Hamilton-based artist Abedar Kamgari with a droplet-shaped mass of hardened plaster weighing about 50 pounds

'How far afield?' examines the landscape and living things

Chris Hampton

It’s best seen from the upper floors of the library. In giant block letters, flagged out and mowed into the grass outside the CCT connector, you’ll find the phrase: “It takes work to get the natural look.” The intervention by Chloé Roubert and Gemma Savio was originally produced on the lawn of the Bauhaus building in Dessau, Germany — a temple to Modernist design, if there were one. Now, with the help of a handful of work-study students and some equipment borrowed from the Department of Facilities Management & Planning, the artwork has been restaged at the University of Toronto Mississauga.

It Takes Work To Get The Natural Look is part of a series of campus interventions titled How far afield? curated by Blackwood Gallery’s Jayne Wilkinson and Alison Cooley. In response to UTM’s 50th anniversary — and the broader climate of commemoration around #Canada150 — the series represents a resistance to the more celebratory aspect of birthdays, opening instead a forum for reflection and dialogue by inviting artists and audiences to think closely about the land and the landscape that the campus occupies.

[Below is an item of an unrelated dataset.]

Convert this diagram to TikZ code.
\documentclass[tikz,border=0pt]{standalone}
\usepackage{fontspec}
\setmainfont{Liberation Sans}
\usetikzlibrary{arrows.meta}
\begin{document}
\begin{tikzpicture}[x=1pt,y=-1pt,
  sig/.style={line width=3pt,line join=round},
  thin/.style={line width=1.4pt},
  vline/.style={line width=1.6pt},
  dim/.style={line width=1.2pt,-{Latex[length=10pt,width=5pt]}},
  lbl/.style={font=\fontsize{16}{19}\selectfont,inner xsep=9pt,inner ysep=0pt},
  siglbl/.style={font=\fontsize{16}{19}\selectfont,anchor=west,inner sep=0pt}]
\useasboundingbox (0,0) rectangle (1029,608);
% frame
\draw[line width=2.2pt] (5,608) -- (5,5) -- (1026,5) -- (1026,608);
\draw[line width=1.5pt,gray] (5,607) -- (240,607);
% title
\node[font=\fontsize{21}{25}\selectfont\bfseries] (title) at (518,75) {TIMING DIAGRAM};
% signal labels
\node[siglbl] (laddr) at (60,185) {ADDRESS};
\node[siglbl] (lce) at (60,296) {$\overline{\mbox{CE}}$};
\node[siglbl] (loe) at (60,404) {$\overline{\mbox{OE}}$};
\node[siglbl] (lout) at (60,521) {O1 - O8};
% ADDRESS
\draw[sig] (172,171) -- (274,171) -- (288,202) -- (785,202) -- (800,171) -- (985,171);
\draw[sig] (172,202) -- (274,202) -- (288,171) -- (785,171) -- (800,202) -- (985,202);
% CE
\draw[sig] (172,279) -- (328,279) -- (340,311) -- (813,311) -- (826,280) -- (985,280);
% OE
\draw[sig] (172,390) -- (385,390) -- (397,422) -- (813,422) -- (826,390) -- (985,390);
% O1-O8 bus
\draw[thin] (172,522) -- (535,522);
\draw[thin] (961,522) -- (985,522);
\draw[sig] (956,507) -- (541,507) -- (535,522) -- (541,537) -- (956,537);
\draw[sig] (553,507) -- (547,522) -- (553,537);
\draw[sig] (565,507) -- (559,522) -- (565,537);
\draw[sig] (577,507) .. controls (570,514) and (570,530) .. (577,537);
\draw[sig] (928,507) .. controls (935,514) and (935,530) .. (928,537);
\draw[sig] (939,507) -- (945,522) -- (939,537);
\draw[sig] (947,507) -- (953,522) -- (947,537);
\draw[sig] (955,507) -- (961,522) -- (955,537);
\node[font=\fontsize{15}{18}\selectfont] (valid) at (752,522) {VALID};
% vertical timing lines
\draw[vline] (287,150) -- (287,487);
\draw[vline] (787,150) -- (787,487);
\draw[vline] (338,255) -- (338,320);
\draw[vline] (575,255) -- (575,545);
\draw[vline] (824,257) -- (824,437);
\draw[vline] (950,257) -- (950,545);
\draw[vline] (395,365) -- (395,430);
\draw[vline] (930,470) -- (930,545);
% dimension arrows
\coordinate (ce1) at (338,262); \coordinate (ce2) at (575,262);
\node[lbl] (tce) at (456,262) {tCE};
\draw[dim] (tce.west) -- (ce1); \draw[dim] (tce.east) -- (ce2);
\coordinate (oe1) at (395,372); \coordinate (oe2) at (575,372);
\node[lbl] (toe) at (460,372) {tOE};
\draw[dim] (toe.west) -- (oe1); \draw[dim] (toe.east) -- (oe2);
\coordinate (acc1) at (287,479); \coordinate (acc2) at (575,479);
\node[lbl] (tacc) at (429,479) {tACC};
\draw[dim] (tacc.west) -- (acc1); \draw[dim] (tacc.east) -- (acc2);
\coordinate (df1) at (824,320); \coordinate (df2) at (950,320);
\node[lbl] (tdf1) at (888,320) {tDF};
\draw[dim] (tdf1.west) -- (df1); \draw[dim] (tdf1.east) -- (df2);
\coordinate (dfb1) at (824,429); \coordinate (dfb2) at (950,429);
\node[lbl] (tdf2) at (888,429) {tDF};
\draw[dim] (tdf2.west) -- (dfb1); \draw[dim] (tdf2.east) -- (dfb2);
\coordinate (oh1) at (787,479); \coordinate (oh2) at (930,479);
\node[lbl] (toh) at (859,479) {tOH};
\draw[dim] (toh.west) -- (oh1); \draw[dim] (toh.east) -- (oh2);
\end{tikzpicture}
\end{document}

“When we celebrate a campus, what exactly are we celebrating?” Wilkinson says. How far afield? reorients the focus of our fêting back towards the earth. Located on the banks of the Credit River, UTM enjoys a special connection to the land, Cooley says. “We wanted to try to honour its physical space.”

There is considerable overlap, it struck the curators, between the language of education and the language of the natural world: kindergartens, growth models and academic fields. They wanted to investigate that metaphor.

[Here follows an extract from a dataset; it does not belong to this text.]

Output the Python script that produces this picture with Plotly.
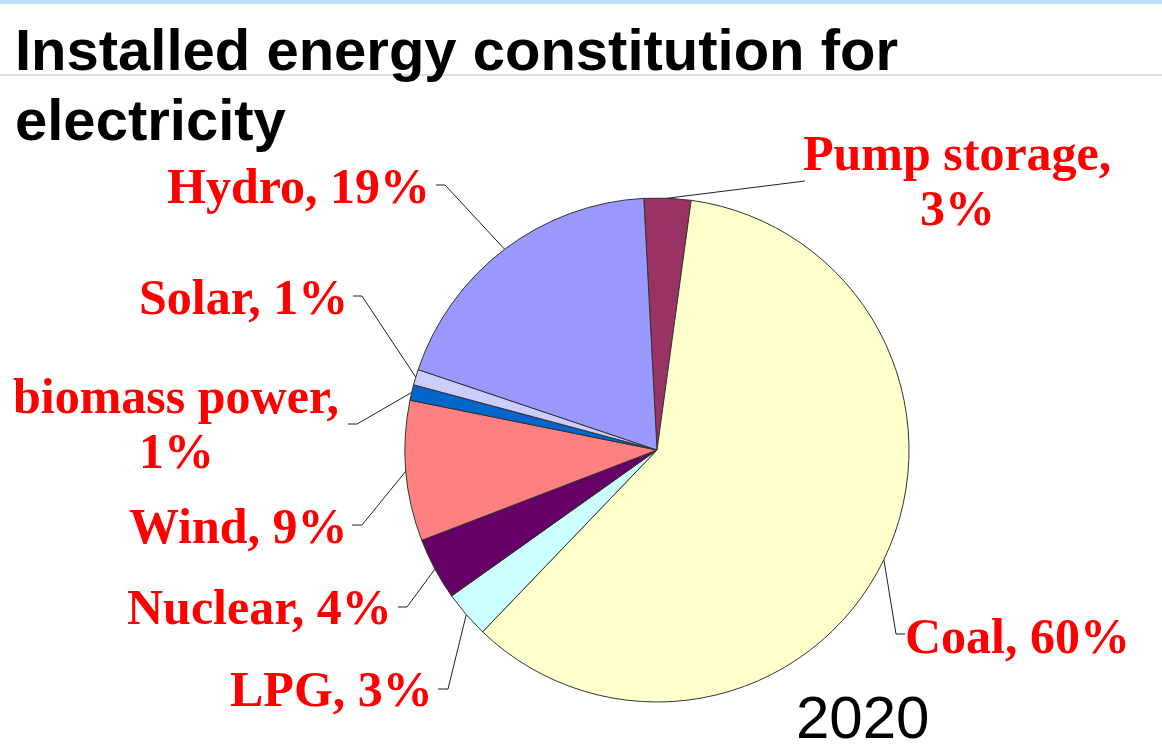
import math
import plotly.graph_objects as go

# Installed capacity shares for electricity, 2020 (percent)
sources = ["Pump storage", "Coal", "LPG", "Nuclear", "Wind", "biomass power", "Solar", "Hydro"]
shares = [3, 60, 3, 4, 9, 1, 1, 19]
slice_colors = ["#993366", "#FFFFCC", "#CCFFFF", "#660066", "#FF8080", "#0066CC", "#CCCCFF", "#9999FF"]

title_lines = ["Installed energy constitution for", "electricity"]
year_label = "2020"

W, H = 1162, 752
CX, CY, R = 657, 450, 252      # pie centre and radius in pixels
ROTATION = -3                  # first slice starts just left of 12 o'clock


def px(x):
    return x / W


def py(y):
    return 1 - y / H


fig = go.Figure(go.Pie(
    labels=sources,
    values=shares,
    sort=False,
    direction="clockwise",
    rotation=ROTATION,
    marker=dict(colors=slice_colors, line=dict(color="#333333", width=1)),
    textinfo="none",
    hoverinfo="label+percent",
    showlegend=False,
    domain=dict(x=[px(CX - R), px(CX + R)], y=[py(CY + R), py(CY - R)]),
))

# Mid-angle of every slice on the rim (clockwise from 12 o'clock)
total = sum(shares)
rim = {}
acc = ROTATION
for name, v in zip(sources, shares):
    span = v / total * 360
    mid = math.radians(acc + span / 2)
    rim[name] = (CX + R * math.sin(mid), CY - R * math.cos(mid))
    acc += span

# Label layout: text position, then elbow and end of the leader line (pixels)
label_layout = {
    "Pump storage":  dict(x=957, y=153, xanchor="center", two_lines=True, elbow=(805, 181), end=(805, 181)),
    "Coal":          dict(x=903, y=636, xanchor="left", two_lines=False, elbow=(896, 634), end=(905, 634)),
    "LPG":           dict(x=435, y=689, xanchor="right", two_lines=False, elbow=(448, 689), end=(438, 689)),
    "Nuclear":       dict(x=394, y=607, xanchor="right", two_lines=False, elbow=(407, 607), end=(398, 607)),
    "Wind":          dict(x=350, y=526, xanchor="right", two_lines=False, elbow=(362, 525), end=(352, 525)),
    "biomass power": dict(x=176, y=396, xanchor="center", two_lines=True, elbow=(357, 424), end=(348, 424)),
    "Solar":         dict(x=350, y=297, xanchor="right", two_lines=False, elbow=(362, 296), end=(353, 296)),
    "Hydro":         dict(x=432, y=186, xanchor="right", two_lines=False, elbow=(445, 185), end=(436, 185)),
}

label_font = dict(family="Liberation Serif, Times New Roman, serif", size=50, color="#FF0000", weight="bold")
LINE_GAP = 55

annotations = []
shapes = []
for name, v in zip(sources, shares):
    spec = label_layout[name]
    if spec["two_lines"]:
        parts = [f"{name},", f"{v}%"]
    else:
        parts = [f"{name}, {v}%"]
    for k, part in enumerate(parts):
        annotations.append(dict(
            x=px(spec["x"]), y=py(spec["y"] + k * LINE_GAP), xref="paper", yref="paper",
            text=part, showarrow=False, xanchor=spec["xanchor"], yanchor="middle",
            font=label_font,
        ))
    x0, y0 = rim[name]
    ex, ey = spec["elbow"]
    tx, ty = spec["end"]
    path = f"M {px(x0)} {py(y0)} L {px(ex)} {py(ey)} L {px(tx)} {py(ty)}"
    shapes.append(dict(type="path", path=path, xref="paper", yref="paper",
                       line=dict(color="#202020", width=1)))

# Title block and year
title_font = dict(family="Liberation Sans, Arial, sans-serif", size=58, color="#000000", weight="bold")
for k, line in enumerate(title_lines):
    annotations.append(dict(
        x=px(13), y=py(50 + k * 70), xref="paper", yref="paper", text=line,
        showarrow=False, xanchor="left", yanchor="middle", font=title_font,
    ))
annotations.append(dict(
    x=px(862), y=0, xref="paper", yref="paper", text=year_label,
    showarrow=False, xanchor="center", yanchor="bottom", borderpad=0,
    font=dict(family="Liberation Sans, Arial, sans-serif", size=60, color="#000000"),
))

# Decorative rules: light blue band at the top, grey rule under the first title line
shapes.append(dict(type="rect", xref="paper", yref="paper", x0=0, x1=1, y0=py(4), y1=1,
                   line=dict(width=0), fillcolor="#BFDDFB", layer="below"))
shapes.append(dict(type="line", xref="paper", yref="paper", x0=0, x1=1, y0=py(75), y1=py(75),
                   line=dict(color="#BDBDBD", width=1), layer="below"))

fig.update_layout(
    width=W, height=H,
    margin=dict(l=0, r=0, t=0, b=0),
    paper_bgcolor="white", plot_bgcolor="white",
    annotations=annotations,
    shapes=shapes,
)

fig.write_html("out.html")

glass jar containing soil, grass and sticks
Artist Golboo Amani’s Garden Skool workshops approach the landscape as a powerful learning environment. For this session, titled “Soil On Which We Stand,” Melisse Watson led a skill-sharing seminar focused closely on the earth. The group passed around a dozen soil samples collected from around the campus and were invited to touch, smell and taste as they pleased. They noted their observations, sensibilizing small but seemingly important distinctions — the scent of mushrooms in one, the saltiness of another — in the practice, developing a finer appreciation of the ground underfoot and our connection to it.

“The landscape is our best teacher,” Amani says. “It gives us so much information. The workshop is about heightening our ability to glean that information, to give us the tools to tap into this abundant schooling that’s all around us.”

For the third and final intervention, Hamilton-based artist Abedar Kamgari began posed in the centre of the CCT connector with a droplet-shaped mass of hardened plaster weighing about 50 pounds. For the performance Finding words for the feeling, the artist dragged the object out the doorway, down the stairs, then around campus, through every setting and terrain, sometimes with grace and apparent ease and, other times, with visible toil. The plaster left a chalky trail on the ground, marking its long, circuitous journey.

“During the performance,” Kamgari says, “I’m almost always thinking about immigrant experience and belonging and also about interacting with people in a space.” Broadly, the work is about the politics of navigating space. “Not just this particular space at the university, but this province, this country, these cultural and historical spaces.”

The work was finished when the artist hauled the object into a waiting bus, surrounded by students leaving campus. The doors closed and the performance ended. But viewers were left considering the marks that they, too, leave behind them.